The title Spots on Stripes could refer to notations on sheet music. It might also refer to this record’s mood: a cross between a tiger and a zebra, meat-eater and herbivore, hunter and grazer, noble beast and gentle creature of the wild. Spots on Stripes records a meeting of very accomplished, self-assured players who listen, who don’t try to dazzle, but rather find tasteful and always lively ways to compliment and engage each other. The tunes assembled each explore odd, sometimes impenetrable time signatures, and the band plays effortlessly, beautifully, searchingly in unexpected ways, feeling loose despite the rigor.

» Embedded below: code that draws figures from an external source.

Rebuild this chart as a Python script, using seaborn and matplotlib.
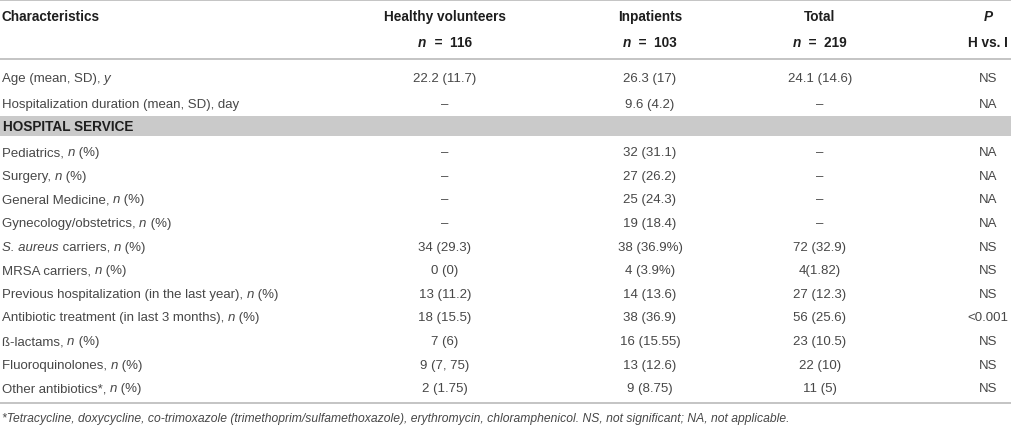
import matplotlib
matplotlib.use("Agg")
import matplotlib.pyplot as plt
import seaborn as sns

sns.set_theme(style="white")
plt.rcParams['font.family'] = ['Liberation Sans', 'DejaVu Sans']

# ---------------- data ----------------
col_headers = ["Characteristics", "Healthy volunteers", "Inpatients", "Total", "P"]
col_sub = ["", "116", "103", "219", "H vs. I"]

# "_" toggles italics inside a label
characteristics = [
    "Age (mean, SD), _y_",
    "Hospitalization duration (mean, SD), day",
    "HOSPITAL SERVICE",
    "Pediatrics, _n_ (%)",
    "Surgery, _n_ (%)",
    "General Medicine, _n_ (%)",
    "Gynecology/obstetrics, _n_ (%)",
    "_S. aureus_ carriers, _n_ (%)",
    "MRSA carriers, _n_ (%)",
    "Previous hospitalization (in the last year), _n_ (%)",
    "Antibiotic treatment (in last 3 months), _n_ (%)",
    "ß-lactams, _n_ (%)",
    "Fluoroquinolones, _n_ (%)",
    "Other antibiotics*, _n_ (%)",
]
healthy = ["22.2 (11.7)", "–", None, "–", "–", "–", "–", "34 (29.3)", "0 (0)",
           "13 (11.2)", "18 (15.5)", "7 (6)", "9 (7, 75)", "2 (1.75)"]
inpatients = ["26.3 (17)", "9.6 (4.2)", None, "32 (31.1)", "27 (26.2)", "25 (24.3)",
              "19 (18.4)", "38 (36.9%)", "4 (3.9%)", "14 (13.6)", "38 (36.9)",
              "16 (15.55)", "13 (12.6)", "9 (8.75)"]
total = ["24.1 (14.6)", "–", None, "–", "–", "–", "–", "72 (32.9)", "4(1.82)",
         "27 (12.3)", "56 (25.6)", "23 (10.5)", "22 (10)", "11 (5)"]
pvalues = ["NS", "NA", None, "NA", "NA", "NA", "NA", "NS", "NS", "NS", "<0.001",
           "NS", "NS", "NS"]
section_rows = ["HOSPITAL SERVICE"]
footnote = ("*Tetracycline, doxycycline, co-trimoxazole (trimethoprim/sulfamethoxazole), "
            "erythromycin, chloramphenicol. NS, not significant; NA, not applicable.")

# ---------------- layout ----------------
W, H = 1012, 427
fig = plt.figure(figsize=(W / 100, H / 100), dpi=100)
ax = fig.add_axes([0, 0, 1, 1])
ax.set_xlim(0, W)
ax.set_ylim(H, 0)
ax.axis("off")
renderer = fig.canvas.get_renderer()

BODY = 9.5
HEAD = 9.8
FOOT = 8.75
body_c = "#474747"
head_c = "#1e1e1e"
line_c = "#b4b4b4"

col_x = [2, 445, 650, 820, 988]
row_y = [78, 104, 127, 152, 175.6, 199.2, 222.8, 246.4, 270, 293.6, 317.2,
         340.8, 364.4, 388]
BASE = 4.3  # baseline offset from row centre


def style(size, color, weight="normal", italic=False):
    return dict(fontsize=size, color=color, fontweight=weight,
                fontstyle="italic" if italic else "normal")


def measure(s, kw):
    t = ax.text(0, 0, s, **kw)
    w = t.get_window_extent(renderer).width
    t.remove()
    return w


def run_width(s, kw):
    return measure(s + "|", kw) - measure("|", kw)


def draw_runs(x, y, runs, ha="left"):
    widths = [run_width(s, kw) for s, kw in runs]
    tot = sum(widths)
    x0 = x - tot / 2 if ha == "center" else (x - tot if ha == "right" else x)
    for (s, kw), w in zip(runs, widths):
        ax.text(x0, y + BASE, s, ha="left", va="baseline", **kw)
        x0 += w


def parse(label, size, color, weight="normal"):
    parts = label.split("_")
    return [(p, style(size, color, weight, italic=(i % 2 == 1)))
            for i, p in enumerate(parts) if p]


# rules and section band
for yl in (0.8, 60, 404):
    ax.axhline(yl, color=line_c, lw=1.1, xmin=0, xmax=1)
ax.axhspan(117, 137, xmin=0, xmax=1, color="#cacaca", lw=0)

# header
hy1, hy2 = 17, 43
draw_runs(col_x[0], hy1, [(col_headers[0], style(HEAD, head_c, "bold"))])
for k in (1, 2, 3):
    draw_runs(col_x[k], hy1, [(col_headers[k], style(HEAD, head_c, "bold"))], "center")
    draw_runs(col_x[k], hy2, [("n", style(HEAD, head_c, "bold", True)),
                              ("  =  " + col_sub[k], style(HEAD, head_c, "bold"))], "center")
draw_runs(col_x[4], hy1, [(col_headers[4], style(HEAD, head_c, "bold", True))], "center")
draw_runs(col_x[4], hy2, [(col_sub[4], style(HEAD, head_c, "bold"))], "center")

# body
for i, lab in enumerate(characteristics):
    y = row_y[i]
    if lab in section_rows:
        draw_runs(col_x[0] + 1, y, parse(lab, HEAD, head_c, "bold"))
        continue
    draw_runs(col_x[0], y, parse(lab, BODY, body_c))
    for k, col in zip((1, 2, 3, 4), (healthy, inpatients, total, pvalues)):
        if col[i] is not None:
            draw_runs(col_x[k], y, [(col[i], style(BODY, body_c))], "center")

# footnote
draw_runs(col_x[0], 418, [(footnote, style(FOOT, body_c, italic=True))])

fig.savefig("out.png", dpi=100)
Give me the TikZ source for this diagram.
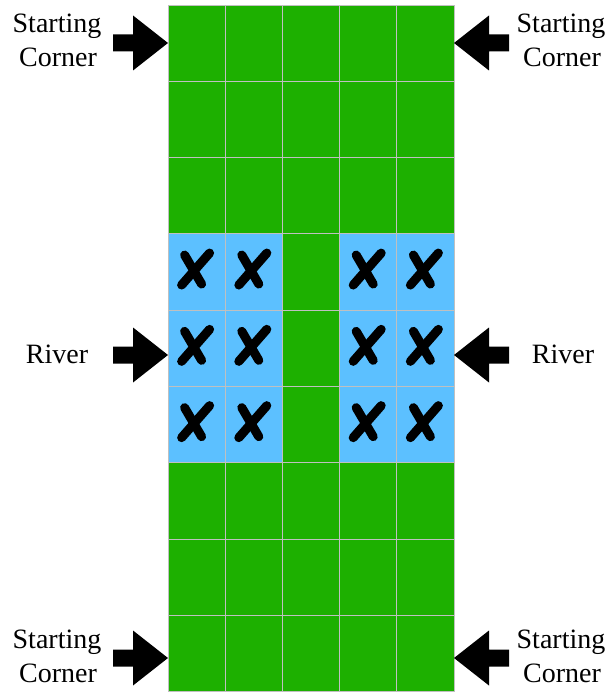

The leader, Benoît Delbecq (piano) plays with gentle precision. John Hébert (double bass) is indefatigable, placing each note, not too many, just so, with integrity. Gerald Cleaver (percussion) is a subtle master, doing everything and nothing at all in just the way his partners need, neither time-keeper nor mere accessorizer-in-chief, he supplies energetics, off-rhythm fills, and respite from same. These 3 have recorded together earlier Spiritual Lover (2009) and Floodstage (2014). Spiritual Lover is thoughtful, a little spooky, patient leaning to reticent, and lovely. Floodstage, too, with some electronic synth thrown in as color. This new one still has Delbecq playing a subtle role, but the arrangements are somehow more mature, with Mark Turner’s tenor saxophone playing the role of outlier. It’s not a sax record, though. Turner plays simple lines, and is never really featured except maybe where the tonality of a horn over a rhythm section grabs the ear (e.g. on Dripping Stones)—but, if you focus on the intersection of the piano/bass/drums, then the sax in its correct place simply ornaments their interaction. This is a rhythm section record, exploring time and mood.
The first, eponymous track (Spots on Stripes) is lively and spacious, the bass provides the energy. When Hébert gets assertive, the whole thing really swings. For having no discernible time signature, all the players are on the same page at all times. On the second track (Broken World) (as with the first), the bassist wins the day with his expressive solo. The third track (Rosemary K) is like a deformed lullaby. The musical line communicates a beseeching, cloying want, repeated until it dissolves, and then at it again. The song deploys a time signature I can’t quite manage, and the players in unison trace the lilting expression. A strange little nothing.
Apropos of its title, the fourth track (The Loop of Chicago) opens with piano clusters which mimic a pulsing reminiscent of the trains overhead on Chicago’s elevated tracks (down by South Wabash Street, maybe). Loop of Chicago is a bit messier and more aggressive (by design) then the other tunes, but the tonality is never stretched beyond the center. It remains restrained, and well within the ear’s comfort zone. The tune evokes a bustling street scene of movie-style businessmen in black and white rushing about in their hats and coats, though it closes out with a lonely wistfulness.
Track 5 (Disparition du Si): A sweet and patient pairing—what sounds like a buzzy thumb piano (or maybe just prepared piano or synth)—interweaves sonic plucking with the standard piano, creating a sound fabric like knotted crochet: off-balance and made mostly of holes.
On Track 6 (Dawn Sounds), an African-sounding bustling foundation opens: that buzzy thumb piano, and then drums and bass register together a lovely, joyful poly-rhythmic energyfest over which the sax aimlessly solos. Then Delbecq on piano proper enters, knowing what he’s about. Fun listening!
Track 7 (Old Vinyl) is built around some slow-mo bass hitsBbummmmp, bahm; bummmp, bahm. High cool factor, and then the bass drops out leaving all air and love, and then comes right back in to show us what is missing: the ground. And then the bass starts to walk. Nice tune.
Track 8 (Springs). For the opening: Imagine an overgrown garden hitting a sudden accelerator button. It’s like that, everything sprouting at once. Then the sax enters and our gardeners clear a path, and Turner winds around, sometimes spinning in place, sometimes examining or else exploring the foliage. The bass and drums get all the fun, laying down the tricky fundamentals and then mixing it up as they like over the already implied regularity. Again, this is very much a rhythm section record. Even when the sax makes his 16th note runs, he can’t explode out of the intricate, binding undergrowth. They are the show.
Track 9, Dripping Stones meanders a bit. It is roughly a ballad, though loose and without a care. Like track 5 especially, this tune, too, creates an atmosphere with notes and space. The sax, bass and piano wander around in there, separately, together, and then withdraw. The sax sings a bit; the piano and bass mark out the chordal boundaries.
The closing piece, De Staël, is a deconstructed blues with some pregnant hesitation built into the time. Of all the tunes, the sax feels in-the-pocket on this one, despite the fact that the pocket is stitched unevenly.
Overall, this is a very imaginative, expressive record—very easy to listen to, very non-confrontational, but the closer your ear gets to listening how the parts manage to work together, the more interesting it gets.
Benoît Delbecq, Spots on Stripes, available from Clean Feed Records.